Directed energy weapons and electromagnetic railguns might eventually be mounted on submarines, though the power requirements are enormous.

The submarine remains one of the most complex machines ever built — a vessel that must simultaneously be a pressure vessel, a stealth platform, a weapons system, a life-support system, and a home for its crew. Every improvement in one area creates challenges in others. That’s what makes submarine engineering so demanding — and so fascinating.

Frequently Asked Questions

How deep can modern submarines go?

Military submarines typically operate at depths of 300-500 meters, though exact limits are classified. Research submersibles go much deeper — the DSV Limiting Factor reached the Mariana Trench's bottom at 10,928 meters in 2019.

How do submarines make breathable air underwater?

Submarines use electrolysis to split seawater into oxygen and hydrogen, vent the hydrogen overboard, and scrub CO2 from cabin air using chemical absorbents like amine-based systems or lithium hydroxide canisters.

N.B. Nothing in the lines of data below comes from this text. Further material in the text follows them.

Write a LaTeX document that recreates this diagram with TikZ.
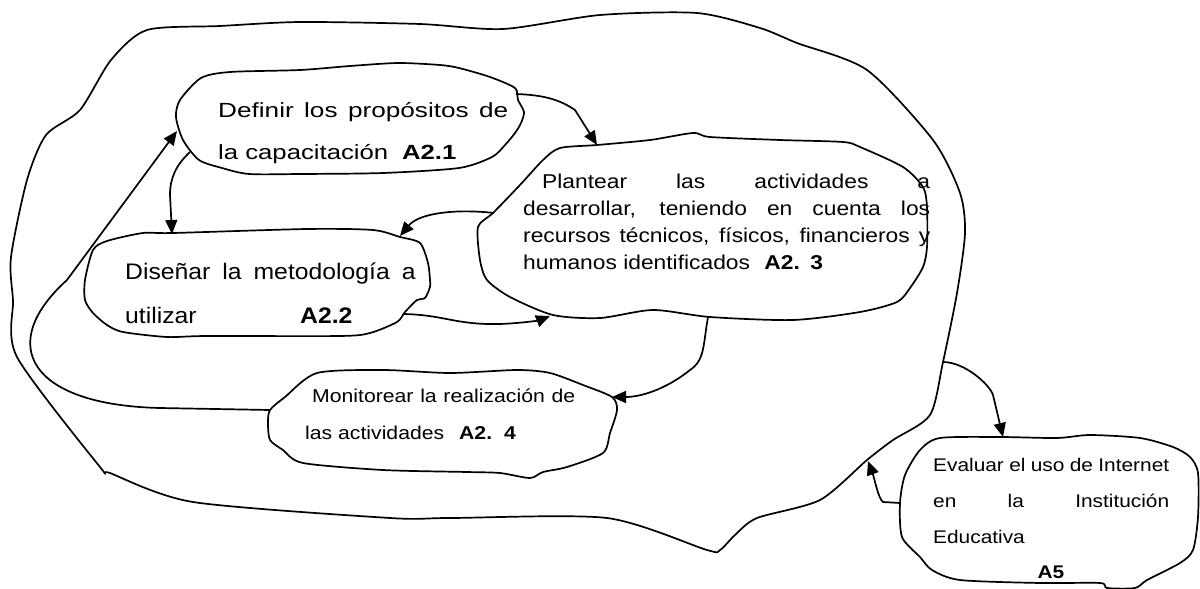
\documentclass[tikz,border=0pt]{standalone}
\usepackage{fontspec}
\usepackage{graphicx}
\setmainfont{Liberation Sans}
\newfontfamily\wfont{Liberation Sans}[FakeStretch=1.14]
\usetikzlibrary{arrows.meta}

\tikzset{
  blob/.style={draw=black, line width=1.7pt, line join=round},
  conn/.style={draw=black, line width=1.7pt, line join=round, -{Triangle[length=14pt,width=12pt]}},
  txt/.style={anchor=base west, inner sep=0pt, text=black},
  fA/.style={font=\wfont\fontsize{20.5}{24}\selectfont},
  fB/.style={font=\fontsize{22.5}{26}\selectfont},
  fC/.style={font=\wfont\fontsize{20}{24}\selectfont},
  fD/.style={font=\wfont\fontsize{18.6}{22}\selectfont},
  fE/.style={font=\wfont\fontsize{18.3}{22}\selectfont},
}

\begin{document}
\begin{tikzpicture}[x=1pt,y=-1pt]
\fill[white] (0,0) rectangle (1200,589);
\useasboundingbox (0,0) rectangle (1200,589);

% outer boundary
\draw[blob] plot[smooth cycle, tension=0.45] coordinates {
 (147,30) (220,26) (300,22) (420,24) (503,29) (600,15) (697,13) (760,28)
 (797,43) (867,70) (933,140) (960,193) (965,233) (957,293) (943,362)
 (930,415) (893,440) (867,460) (820,500) (757,518) (735,535) (720,550)
 (707,550) (607,518) (450,518) (390,518) (193,502) (110,473) (100,467)
 (17,357) (13,300) (11,257) (27,180) (46,135) (80,110) (111,60)};
\coordinate (oout) at (943,362);
\coordinate (oin) at (868,461);

% A2.1
\draw[blob] plot[smooth cycle, tension=0.45] coordinates {
 (180,100) (201,78) (230,72) (300,70) (350,66) (398,63) (440,65) (459,68)
 (490,77) (515,88) (518,100) (524,112) (521,123) (515,133) (505,145)
 (492,157) (459,168) (383,173) (300,174) (249,174) (222,168) (199,160)
 (183,140) (176,117)};
\coordinate (a21r) at (516,94);
\coordinate (a21bl) at (190,152);
\coordinate (a21l) at (177,131);
\node[txt,fA] (t21a) at (218,117) {\scalebox{1.12}[1]{\makebox[259pt][s]{Definir los propósitos de}}};
\node[txt,fA] (t21b) at (218,159) {\scalebox{1.1}[1]{la capacitación\hspace{6pt} \textbf{A2.1}}};

% A2.3
\draw[blob] plot[smooth cycle, tension=0.45] coordinates {
 (597,145) (650,140) (693,133) (710,137) (780,140) (843,142) (860,147)
 (903,167) (923,187) (927,207) (927,247) (923,267) (910,288) (897,302)
 (860,312) (793,320) (710,317) (653,310) (600,318) (553,315) (510,297)
 (487,280) (480,260) (478,227) (493,213) (520,185) (543,160) (560,148)};
\coordinate (a23t) at (597,145);
\coordinate (a23l) at (494,213);
\coordinate (a23b) at (550,316);
\coordinate (a23bb) at (708,317);
\node[txt,fC] (t23a) at (542,188) {\makebox[388pt][s]{Plantear las actividades a}};
\node[txt,fC] (t23b) at (523,215) {\makebox[407pt][s]{desarrollar, teniendo en cuenta los}};
\node[txt,fC] (t23c) at (523,242) {\makebox[407pt][s]{recursos técnicos, físicos, financieros y}};
\node[txt,fC] (t23d) at (523,269) {humanos identificados\hspace{8pt} \textbf{A2.\hspace{2pt} 3}};

% A2.2
\draw[blob] plot[smooth cycle, tension=0.45] coordinates {
 (173,233) (143,233) (107,241) (93,250) (85,280) (85,300) (93,313) (107,325)
 (123,332) (167,337) (207,336) (340,336) (370,333) (397,322) (405,312)
 (417,300) (425,298) (430,287) (430,280) (428,263) (420,243) (400,237)
 (373,230) (307,229)};
\coordinate (a22t) at (172,234);
\coordinate (a22tr) at (400,236);
\coordinate (a22r) at (404,314);
\node[txt,fB] (t22a) at (125,279) {\scalebox{1.1}[1]{\makebox[264pt][s]{Diseñar la metodología a}}};
\node[txt,fB] (t22b) at (125,323) {\scalebox{1.1}[1]{utilizar}};
\node[txt,fB] (t22c) at (300,323) {\scalebox{1.1}[1]{\textbf{A2.2}}};

% A2.4
\draw[blob] plot[smooth cycle, tension=0.45] coordinates {
 (270,410) (285,397) (317,373) (383,370) (450,373) (517,370) (550,373)
 (583,385) (612,397) (617,410) (610,433) (603,453) (567,467) (543,472)
 (530,478) (500,473) (467,472) (383,470) (303,463) (283,450) (270,440)
 (268,423)};
\coordinate (a24r) at (612,397);
\coordinate (a24l) at (270,410);
\node[txt,fD] (t24a) at (312,402) {\makebox[263pt][s]{Monitorear la realización de}};
\node[txt,fD] (t24b) at (305,439) {las actividades\hspace{9pt} \textbf{A2.}\hspace{4pt} \textbf{4}};

% A5
\draw[blob] plot[smooth cycle, tension=0.45] coordinates {
 (940,438) (1000,437) (1057,438) (1090,435) (1140,438) (1173,447) (1190,457)
 (1198,473) (1198,517) (1193,550) (1180,563) (1147,580) (1135,588)
 (1107,588) (1100,583) (1040,583) (960,580) (932,570) (920,557) (902,537)
 (900,503) (905,475) (920,450)};
\coordinate (a5t) at (1003,437);
\coordinate (a5l) at (900,503);
\node[txt,fE] (t5a) at (933,471) {\makebox[236pt][s]{Evaluar el uso de Internet}};
\node[txt,fE] (t5b) at (933,507) {\makebox[236pt][s]{en la Institución}};
\node[txt,fE] (t5c) at (933,543) {Educativa};
\node[anchor=base, inner sep=0pt, fE] (t5d) at (1051,578) {\textbf{A5}};

% connectors
\draw[conn] (a21r) .. controls (545,95) and (560,100) .. (575,110) -- (a23t);
\draw[conn] (a21bl) .. controls (176,165) and (170,178) .. (170,195) -- (a22t);
\draw[conn] (a23l) .. controls (460,209) and (420,212) .. (a22tr);
\draw[conn] (a22r) .. controls (445,315) and (455,325) .. (500,324) .. controls (525,323) and (540,320) .. (a23b);
\draw[conn] (a23bb) .. controls (703,345) and (705,360) .. (690,370) .. controls (665,390) and (640,397) .. (a24r);
\draw[conn] (a24l) -- (160,408) .. controls (30,405) and (-5,345) .. (67,280) -- (a21l);
\draw[conn] (oout) .. controls (965,362) and (990,385) .. (993,395) -- (a5t);
\draw[conn] (a5l) -- (883,502) .. controls (878,498) and (875,480) .. (oin);
\end{tikzpicture}
\end{document}
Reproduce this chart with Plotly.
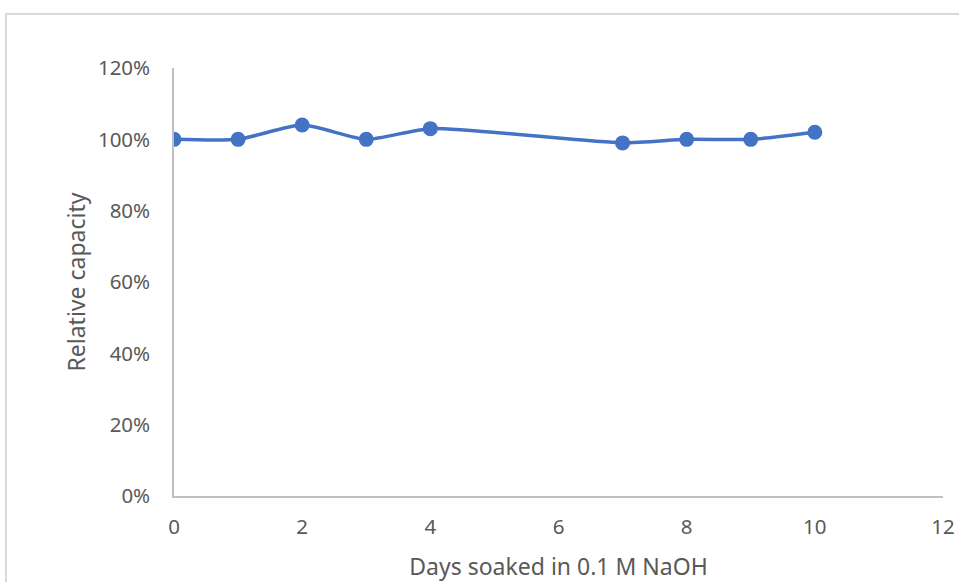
import plotly.graph_objects as go

days = [0, 1, 2, 3, 4, 7, 8, 9, 10]
relative_capacity = [1.00, 1.00, 1.04, 1.00, 1.03, 0.99, 1.00, 1.00, 1.02]
x_ticks = [0, 2, 4, 6, 8, 10, 12]
y_ticks = [0, 0.2, 0.4, 0.6, 0.8, 1.0, 1.2]
y_tick_labels = ["0%", "20%", "40%", "60%", "80%", "100%", "120%"]

FONT = "Noto Sans, Open Sans, sans-serif"
GRAY_TXT = "#595959"
AXIS = "#bfbfbf"

fig = go.Figure()
fig.add_trace(go.Scatter(
    x=days, y=relative_capacity, mode="lines+markers",
    line=dict(color="#4472C4", width=3.5, shape="spline", smoothing=0.6),
    marker=dict(color="#4472C4", size=15),
    showlegend=False,
))

fig.update_layout(
    width=959, height=582,
    margin=dict(l=174, r=16, t=68, b=86),
    paper_bgcolor="white", plot_bgcolor="white",
    font=dict(family=FONT, color=GRAY_TXT, size=20),
    xaxis=dict(
        range=[0, 12], tickvals=x_ticks, showgrid=False, zeroline=False,
        showline=True, linecolor=AXIS, linewidth=1.5, ticks="", automargin=False,
        ticklabelstandoff=12, tickfont=dict(size=20.5, color=GRAY_TXT),
        title=dict(text="Days soaked in 0.1 M NaOH", font=dict(size=23, color=GRAY_TXT), standoff=22),
    ),
    yaxis=dict(
        range=[0, 1.2], tickvals=y_ticks, ticktext=y_tick_labels,
        showgrid=False, zeroline=False, showline=True, linecolor=AXIS, linewidth=1.5,
        ticks="", automargin=False, ticklabelstandoff=18, tickfont=dict(size=20.5, color=GRAY_TXT),
        title=dict(text="Relative capacity", font=dict(size=23, color=GRAY_TXT), standoff=6),
    ),
    shapes=[dict(
        type="rect", xref="paper", yref="paper",
        x0=(6 - 174) / 769, x1=1.2, y0=-0.3, y1=(496 - 14) / 428,
        line=dict(color="#d9d9d9", width=2), fillcolor="rgba(0,0,0,0)", layer="below",
    )],
)

fig.write_html(
    "out.html",
    config={"displayModeBar": False},
    post_script="document.body.style.margin='0';document.body.style.overflow='hidden';",
)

How long can a nuclear submarine stay submerged?

A nuclear submarine's reactor can run for 20-25 years without refueling. The limiting factor is food supply for the crew — typically about 90 days — not fuel or oxygen.

Why are submarines shaped like cylinders?

Cylindrical shapes distribute water pressure evenly across the hull. A sphere would be ideal for pressure resistance, but cylinders offer a practical compromise between pressure resistance and usable interior space.